Akagera National Park is a protected area in eastern Rwanda covering 1,122 km2 (433 sq mi) along the international border with Tanzania. It was founded in 1934 and includes savannah, montane and swamp habitats. The park is named for the Kagera River which flows along its eastern boundary feeding into Lake Ihema and several smaller lakes. The complex system of lakes and linking papyrus swamps makes up over a third of the park, which is the largest protected wetland in Eastern-Central Africa.
Akagera National Park was founded in 1934 by the Belgian government, which at the time occupied Rwanda. The park was 2,500 km2 (970 sq mi) large and was known for its biodiversity.
Akagera used to have a large population of African wild dogs. At one point, it was known as the ‘Parc aux Lycaons’ and wild dogs were so abundant, that the Belgian government considered them a pest. However, a disease epidemic diminished the population and the last wild dogs were seen in 1984.

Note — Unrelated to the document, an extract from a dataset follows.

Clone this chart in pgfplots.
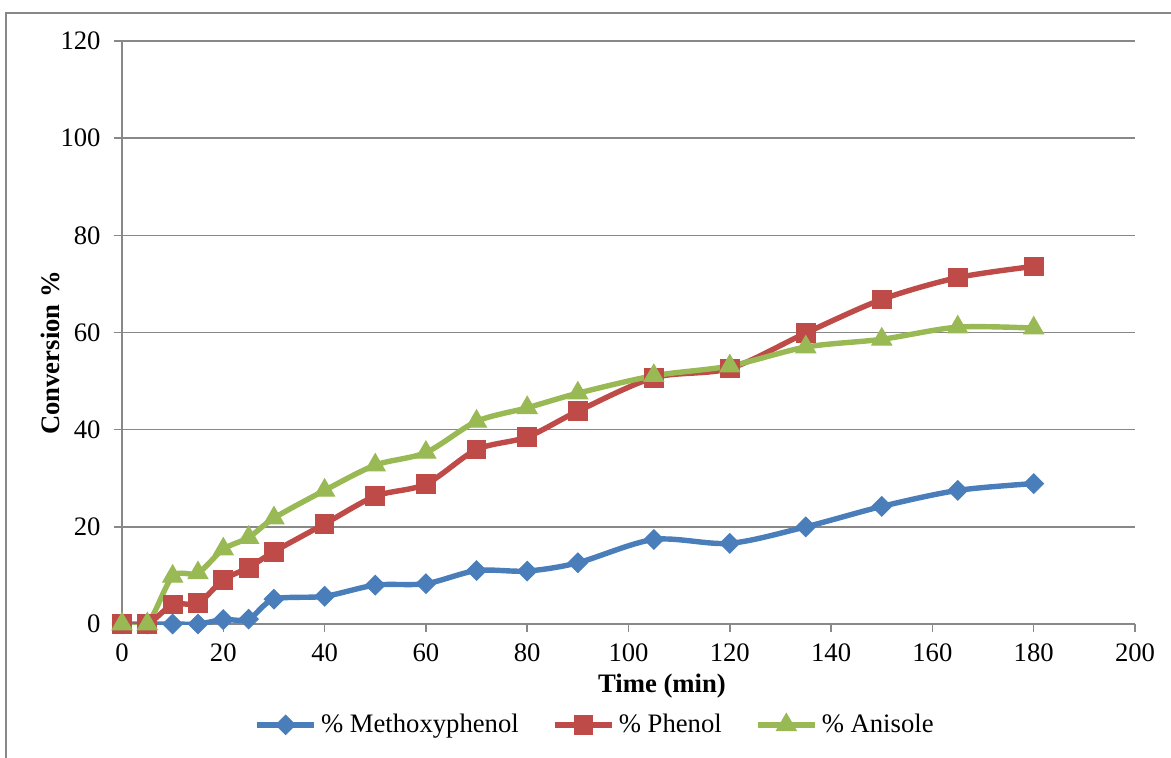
\documentclass[border=0pt]{standalone}
\usepackage{fontspec}
\setmainfont{Liberation Serif}
\usepackage{pgfplots}
\pgfplotsset{compat=1.18}

\definecolor{mxblue}{HTML}{4A7EBB}
\definecolor{phred}{HTML}{BE4B48}
\definecolor{angreen}{HTML}{98B954}
\definecolor{gridgray}{HTML}{888888}

\pgfplotstableread{
t    mx    ph    an
0    0.0   0.0   0.0
5    0.0   0.0   0.0
10   0.0   4.0   9.8
15   0.0   4.3   10.5
20   0.9   9.1   15.4
25   1.0   11.6  17.8
30   5.1   14.9  21.8
40   5.7   20.6  27.5
50   8.0   26.3  32.7
60   8.3   28.8  35.3
70   11.0  35.9  41.7
80   10.9  38.5  44.5
90   12.6  43.8  47.5
105  17.4  50.7  51.1
120  16.6  52.6  53.1
135  20.0  59.9  57.0
150  24.2  66.8  58.6
165  27.5  71.3  61.1
180  28.9  73.6  60.9
}\conv

\begin{document}
\fontsize{12.8}{15}\selectfont
\begin{tikzpicture}
% page frame and bounding box
\path[use as bounding box] (-58.56pt,-64.32pt) rectangle (503.52pt,299.52pt);
\draw[gridgray, line width=0.7pt] (-55.68pt,-80pt) -- (-55.68pt,293.28pt) -- (520pt,293.28pt);
\begin{axis}[
  at={(0pt,0pt)}, anchor=south west,
  scale only axis,
  width=486.24pt, height=279.84pt,
  xmin=0, xmax=200, ymin=0, ymax=120,
  xtick={0,20,...,200}, ytick={0,20,...,120},
  axis lines*=left,
  axis line style={gridgray, line width=0.7pt},
  tick style={gridgray, line width=0.7pt},
  tick align=outside,
  major tick length=3.84pt,
  ymajorgrids,
  grid style={gridgray, line width=0.7pt},
  /pgf/number format/assume math mode=true,
  yticklabel style={xshift=-2pt},
  xticklabel style={yshift=-1pt},
  xlabel={\textbf{Time (min)}},
  ylabel={\textbf{Conversion \%}},
  every axis x label/.style={at={(axis description cs:0.533,-0.118)}, anchor=base},
  every axis y label/.style={at={(axis description cs:-0.0711,0.465)}, anchor=center, rotate=90},
  legend columns=3,
  legend style={at={(axis description cs:0.468,-0.173)}, anchor=center, draw=none,
    fill=none, font=\fontsize{12.8}{15}\selectfont,
    /tikz/every even column/.append style={column sep=14pt}},
  legend image code/.code={\draw[mark repeat=2,mark phase=2,#1] plot coordinates {(0pt,0pt) (13.7pt,0pt) (27.4pt,0pt)};},
  every axis plot/.append style={line width=2.6pt, smooth, tension=0.5},
]
\addplot[mxblue, mark=square*, mark size=3.3pt, mark options={rotate=45, solid, line width=0.5pt}] table[x=t, y=mx] {\conv};
\addlegendentry{\% Methoxyphenol}
\addplot[phred, mark=square*, mark size=4.5pt, mark options={solid, line width=0.5pt}] table[x=t, y=ph] {\conv};
\addlegendentry{\% Phenol}
\addplot[angreen, mark=triangle*, mark size=5.5pt, mark options={solid, line width=0.5pt}] table[x=t, y=an] {\conv};
\addlegendentry{\% Anisole}
\end{axis}
\end{tikzpicture}
\end{document}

In 1957, black rhinos were introduced from Tanzania. In the 1970s, more than 50 black rhinos lived in the savannah-habitat of the park. Due to widespread poaching, the population declined over the following decades, and the last confirmed sighting was in 2007. In 1986, Masai giraffes were introduced from Kenya. Their population has grown to over 80 individuals in recent years. Around 1990, Akagera was known to have a population of 250 to 300 lions. In the years following the Rwandan Civil War, the entire population was killed by farmers who returned to Rwanda after the War and settled in the park.